Friday, June 14, 2013

I WRITE AGAIN: Out of the blue expression: 25 years and 10 days later...

I WRITE AGAIN: Out of the blue expression: 25 years and 10 days later...

My fingers led me to look back some nine years ago, how I looked or regarded my 25th birthday when it dawned and sprawled. They usually say that being in mid-twenties is like a quarter-life crisis for many of us. I think that it was true for me then.

Now, it's just good to look back after all those years and know that in all those ups and downs of my life I stay on course. I am much stronger and happy to look at the brighter side of things in life.

Life isn't perfect but it's always something to be happy about I must say!

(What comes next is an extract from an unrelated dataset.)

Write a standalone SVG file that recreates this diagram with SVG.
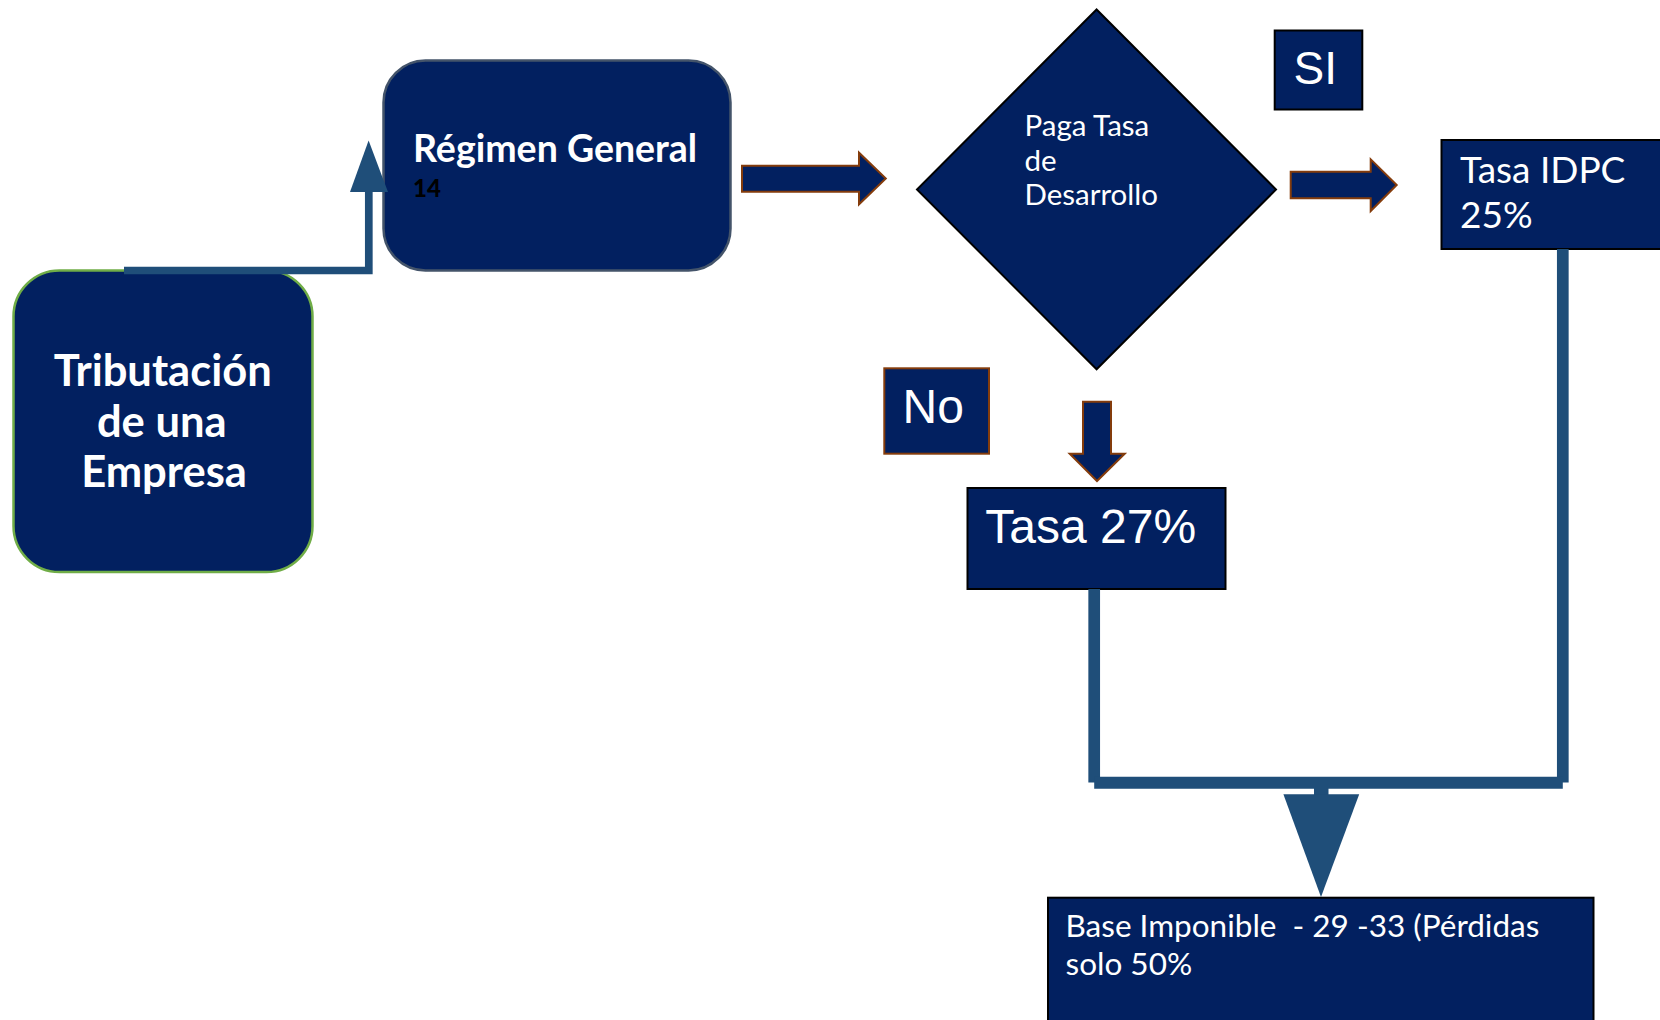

Nine years ago, there was my younger self who tried to immortalized my being in the twenty-something and beyond. Now, I am on the road to being a classic. Reading that old blog article of mine once again is such a good reflection of the beautiful parts and the not so beautiful back then. Such experiences that I tried to reflect on back then led me to wade ahead my life.

To insert some lines from that old blog:
"A good friend of mine once said to me that she admires my maturity and deep thinking ability. It is such an inspiring thing to hear. Knowing that I am still a lad who must learn, achieve and succeed in all the aspects of life itself, this I believe is in preparation of my eternity."

Becoming

 
Facets of me
Semi-classical facets of me

They say that you cannot equate your success with your age. True. I think, success is inevitable to some who may already have achieved a lot in their younger years as much as throughout the rest of their lives. While for some, success doesn't fill in until later in life.

Life as we know it, does not give us all the opportunity that we so desire no matter how hard we try. Life is unfair as we always say. True.

Experience is the best teacher. True. In any experience, if you're intelligent enough and sensitive to the core, you will have some worthwhile realizations that you can bring forward towards the end of your life.

Growing up is not easy as much as growing old each year. True. I remember my dad who is now in his sunset years. Most often, I don't seem to understand why he would feel insecure and cautious wading through the remainder of his life. I tend to think and agree at this point that ageing and growing older isn't a fun part of existence. You will grow old, get tired, get sick, be left out and be alone to a point that no one will ever wonder if you're really okay.

Classic. What is being classic? Can I consider myself classic at this point in my life? They say classic is canonised by the adoration and colored by once own perpetual style. True, maybe. So I think I am semi-classical at this point in my life. My years had gone by and each year I look back at all the moments I spent with people, friends, love ones and family. The experiences and the success that came with my classical existence is all a picture of the ultimate classical being that I may become. The accolades and the recognition that will come by will soon become a satisfying reason to the classical existence that is me.

To say that being classic is being old and being left out may be a good way to look or define the word itself as well. If so, then maybe I am on the road to being a "classic" being.

Tomorrow, I will turn a year older and I will still celebrate and become proud of my successes, experiences (good and bad), the years of growing and the upcoming years of being older. It will all be my fuel to embrace a life that will come to pass, maybe tomorrow or maybe years from now, I don't know that for sure. The classical me, may become inevitable but I so look forward to become one in the coming years.

I am thankful to the things that were given to me. I am proud with all the achievements and the colorful hues of what life injected in my veins. I am reflective and almost teary-eyed to look at the window in where I am writing this short essat, just because I know that when I take my last stand somehow I will be remembered and be canonised as a classic. Potentially, in my epitaph I will be canonised as, "It is he, who never failed to laugh when things aren't so bright. It is he, who inspired people around him to achieve and become better. It is he, who loved to the most of his core even when he comes as if overwhelming and overshadowing. It is he, the classic being that is Jon."